Msgr. Paul V. Garrity
Dietrich Bonhoeffer was a 20th-century Lutheran theologian who was executed by the Hitler regime in the closing days of World War II. Shortly after Hitler’s rise to power in 1933, Bonhoeffer did a radio broadcast that was mysteriously cut short that warned his audience about the depravity of the man who was now leading the German people.
He remained a thorn in the side of the Gestapo until he was accused of being part of a plot to assassinate Hitler. His death was the death of a martyr who had courageously resisted the anti-Semitism and murderous behavior of the Nazi regime.
Most troubling of all for Bonhoeffer was the behavior of the German people, many of whom were complicit in Hitler’s atrocities either by their active support or their conscious silence.
Dachau, one of the death camps that saw the incarceration and execution of thousands of Jews was not out in the countryside. It was and is less than a short trolley-ride from downtown Munich.
National Socialism was embraced by thousands of Germans who believed Hitler’s propaganda and endorsed his grandiose plans for a thousand years of prosperity under the Third Reich. Bonhoeffer and others who resisted Hitler found it unconscionable that good German people could stand idly by as atrocities were committed in their name.
In some of his writings, Bonhoeffer formulated what has come to be known as the Theory of Stupidity.
“Against stupidity we have no defense,” he wrote. “Neither protests nor force can touch it. Reasoning is of no use. Facts that contradict personal prejudice can simply be disbelieved — indeed, the fool can counter by criticizing them, and if they are undeniable, they can just be brushed aside as trivial exceptions.”
While there is no comparison to the political climate of Nazi Germany and what is taking place in our own country today, Bonhoeffer’s Theory of Stupidity may very well help us to understand people who deny that racism is real, that anti-Semitism is on the rise, and that climate change presents a clear and present danger to our nation and our planet.
The Theory of Stupidity is not really about people being stupid, though the Flat Earth Society may have a few members who are not cognitively gifted. This theory is really about relatively intelligent people who choose to ignore simple facts and basic logic.
St. Thomas Aquinas would call this “ignorantia invinciblis,” invincible ignorance. It is an ignorance that persists because of prejudice or preconceived notions that masquerade as absolute truth. It has less to do with intelligence and more to do with wishful thinking that has been allowed to grow unchecked for many years. Today, we might call this unconscious incompetence.
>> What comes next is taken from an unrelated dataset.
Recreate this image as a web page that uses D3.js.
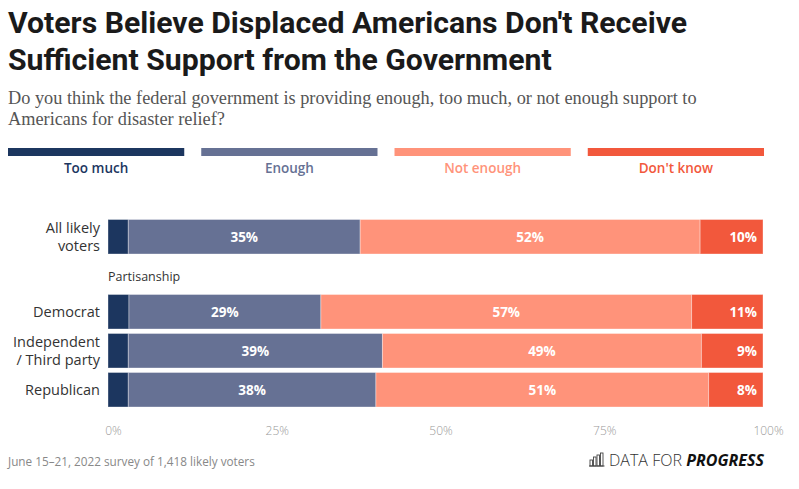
<!DOCTYPE html>
<html>
<head>
<meta charset="utf-8">
<script src="https://cdn.jsdelivr.net/npm/d3@7/dist/d3.min.js"></script>
<style>
  html, body { margin: 0; padding: 0; background: #fff; }
  svg { display: block; }
</style>
</head>
<body>
<svg id="chart" width="799" height="489"></svg>
<script>
// ---- data ----
const categories = ["All likely voters", "Democrat", "Independent / Third party", "Republican"];
const seriesNames = ["Too much", "Enough", "Not enough", "Don't know"];
const tooMuch   = [3.1, 3.2, 3.1, 3.1];
const enough    = [35.4, 29.3, 38.8, 37.8];
const notEnough = [51.9, 56.6, 48.7, 50.8];
const dontKnow  = [9.6, 10.9, 9.4, 8.3];
const tickValues = [0, 25, 50, 75, 100];
const tickLabels = ["0%", "25%", "50%", "75%", "100%"];

const colors = ["#1c365f", "#667194", "#ff937a", "#f2583c"];
const rowLabelLines = {
  "All likely voters": ["All likely", "voters"],
  "Democrat": ["Democrat"],
  "Independent / Third party": ["Independent", "/ Third party"],
  "Republican": ["Republican"]
};

const svg = d3.select("#chart");
const sans = "'Open Sans', Lato, Roboto, sans-serif";
const fitText = (sel, target) => {
  const w = sel.node().getComputedTextLength();
  const fs = parseFloat(sel.attr("font-size"));
  sel.attr("font-size", (fs * target / w).toFixed(2));
};

// ---- title ----
const t1 = svg.append("text").attr("x", 8).attr("y", 33)
  .attr("font-family", "Roboto, 'Open Sans', sans-serif").attr("font-weight", 700)
  .attr("font-size", 28).attr("fill", "#1a1a1a")
  .text("Voters Believe Displaced Americans Don't Receive");
fitText(t1, 679);
svg.append("text").attr("x", 8).attr("y", 70)
  .attr("font-family", "Roboto, 'Open Sans', sans-serif").attr("font-weight", 700)
  .attr("font-size", t1.attr("font-size")).attr("fill", "#1a1a1a")
  .text("Sufficient Support from the Government");
const s1 = svg.append("text").attr("x", 8).attr("y", 104)
  .attr("font-family", "'Liberation Serif', 'DejaVu Serif', serif")
  .attr("font-size", 17).attr("fill", "#555")
  .text("Do you think the federal government is providing enough, too much, or not enough support to");
fitText(s1, 689);
svg.append("text").attr("x", 8).attr("y", 125)
  .attr("font-family", "'Liberation Serif', 'DejaVu Serif', serif")
  .attr("font-size", s1.attr("font-size")).attr("fill", "#555")
  .text("Americans for disaster relief?");

// ---- legend ----
const lx = d3.scaleBand().domain(seriesNames).range([8, 764]).paddingInner(0.088);
const leg = svg.append("g");
seriesNames.forEach((s, i) => {
  leg.append("rect").attr("x", lx(s)).attr("y", 148).attr("width", lx.bandwidth()).attr("height", 8)
    .attr("fill", colors[i]);
  leg.append("text").attr("x", lx(s) + lx.bandwidth() / 2).attr("y", 173)
    .attr("text-anchor", "middle").attr("font-family", sans).attr("font-weight", 600)
    .attr("font-size", 13.5).attr("fill", colors[i]).text(s);
});

// ---- bars ----
const x = d3.scaleLinear().domain([0, 100]).range([108, 763]);
const rowY = { "All likely voters": 219.5, "Democrat": 294.5, "Independent / Third party": 333.5, "Republican": 372.5 };
const rowH = 34.5;
const seriesVals = [tooMuch, enough, notEnough, dontKnow];
const table = categories.map((c, i) => {
  const o = { cat: c };
  seriesNames.forEach((s, j) => o[s] = seriesVals[j][i]);
  return o;
});
const stack = d3.stack().keys(seriesNames)(table);

const gBars = svg.append("g");
stack.forEach((layer, j) => {
  layer.forEach(d => {
    const cat = d.data.cat;
    gBars.append("rect")
      .attr("x", x(d[0])).attr("y", rowY[cat])
      .attr("width", x(d[1]) - x(d[0])).attr("height", rowH)
      .attr("fill", colors[j])
      .attr("stroke", "rgba(255,255,255,0.35)").attr("stroke-width", 1);
    const v = d.data[seriesNames[j]];
    if (v >= 5) {
      const isLast = j === seriesNames.length - 1;
      gBars.append("text")
        .attr("x", isLast ? x(d[1]) - 6 : (x(d[0]) + x(d[1])) / 2)
        .attr("y", rowY[cat] + rowH / 2 + 5)
        .attr("text-anchor", isLast ? "end" : "middle")
        .attr("font-family", sans).attr("font-weight", 700).attr("font-size", 13.5)
        .attr("fill", "#fff").text(Math.round(v) + "%");
    }
  });
});

// ---- row labels ----
categories.forEach(c => {
  const lines = rowLabelLines[c];
  const cy = rowY[c] + rowH / 2;
  lines.forEach((ln, k) => {
    svg.append("text").attr("x", 100)
      .attr("y", cy + 5 + (k - (lines.length - 1) / 2) * 17.5)
      .attr("text-anchor", "end").attr("font-family", sans).attr("font-size", 14.5)
      .attr("fill", "#333").text(ln);
  });
});
svg.append("text").attr("x", 108).attr("y", 281)
  .attr("font-family", sans).attr("font-size", 12.5).attr("fill", "#333").text("Partisanship");

// ---- axis ----
const axis = d3.axisBottom(x).tickValues(tickValues)
  .tickFormat((d, i) => tickLabels[i]).tickSize(0).tickPadding(0);
const gAxis = svg.append("g").attr("transform", "translate(5,426)").call(axis);
gAxis.select(".domain").remove();
gAxis.selectAll("text").attr("font-family", sans).attr("font-size", 12)
  .attr("fill", "#999").attr("font-weight", 300);

// ---- footer ----
const ft = svg.append("text").attr("x", 8).attr("y", 466)
  .attr("font-family", sans).attr("font-size", 11).attr("fill", "#888")
  .text("June 15\u201321, 2022 survey of 1,418 likely voters");
fitText(ft, 247);

// logo
const logo = svg.append("g").attr("transform", "translate(590,466)");
[[0, 6], [3.5, 9], [7, 11], [10.5, 13]].forEach(([dx, h]) => {
  logo.append("rect").attr("x", dx).attr("y", -h).attr("width", 2.5).attr("height", h)
    .attr("fill", "none").attr("stroke", "#444").attr("stroke-width", 0.9);
});
logo.append("line").attr("x1", -1).attr("x2", 14.5).attr("y1", 0).attr("y2", 0)
  .attr("stroke", "#444").attr("stroke-width", 1);
const lt = logo.append("text").attr("x", 19).attr("y", 0)
  .attr("font-family", sans).attr("font-size", 15).attr("fill", "#333");
lt.append("tspan").attr("font-weight", 300).text("DATA FOR ");
lt.append("tspan").attr("font-weight", 700).attr("font-style", "italic").attr("fill", "#111").text("PROGRESS");
fitText(lt, 155);
</script>
</body>
</html>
Whatever theory we use to understand our contemporary political climate, it is very clear that today’s polarizations are rooted in disagreements over simple facts. There is an old adage that says we are all entitled to our own opinions but not to our own facts. This has apparently gone out the window and been replaced by what some people refer to as alternative facts.
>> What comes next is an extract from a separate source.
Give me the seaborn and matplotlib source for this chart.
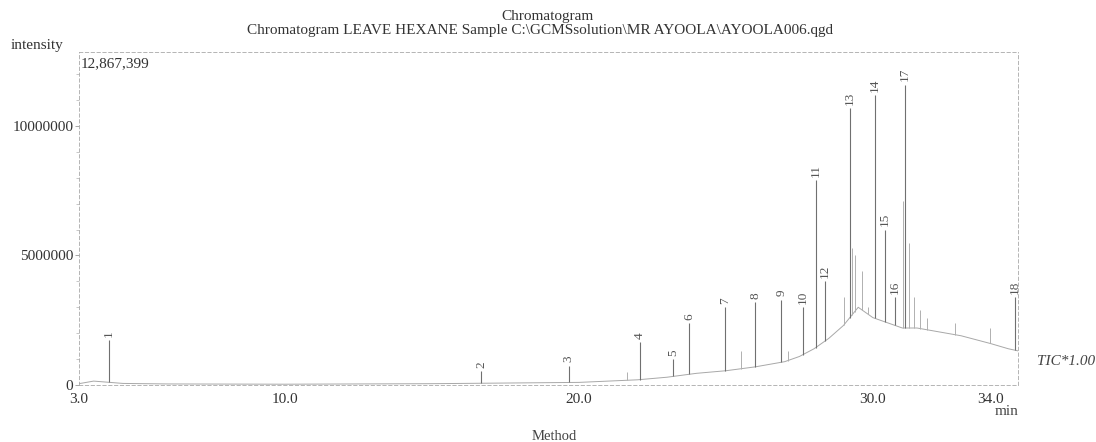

A case in point is what took place at the Capital on Jan. 6. Some people have been convicted of leading an insurrection against our government. They are now serving long prison sentences. This has not prevented some of our Solons from describing those who stormed the Capital as tourists who were merely there to take pictures.
In a 1948 speech to the British House of Commons, Winston Churchill paraphrased philosopher George Santayana’s famous aphorism about remembering the past. According to Churchill, those who fail to learn the lessons of history are doomed to repeat it. These are very sobering words at a time when certain books are being banned in school systems around the country.
In the 1930s, books were banned and even burned in Nazi Germany because they contained ideas that were opposed to Nazism. (Albert Einstein and Helen Keller were among the offending authors.)
Today children’s books that talk about families with two mommies or two daddies are being taken off the shelf. We should also remember that gay people were among the first prisoners to die at Dachau.
Slavery is a very dark chapter in American history. Pretending that it had some positive features for the enslaved whitewashes history and is the kind of memory that Santayana and Churchill had in mind.
The Nuremberg rallies of the 1920s created the cult of Adolf Hitler in which good, smart people chose to ignore the truth that was staring them in the face. As a result, millions of people died.
Jim Jones convinced over 900 people to drink poisoned Kool-Aid at Jonestown in Guyana. Cult followers suspend reason and follow their cult leaders to their own demise.
Cult leaders and cult behaviors appear in every age. In our own age, the only antidote is common sense and respect for the truth. There are no such things as alternate facts. The moon is not made of green cheese and asserting that it is can never make it so.
Msgr. Paul V. Garrity is a senior priest of the Archdiocese of Boston and former pastor of St. Mary’s Parish in Lynn.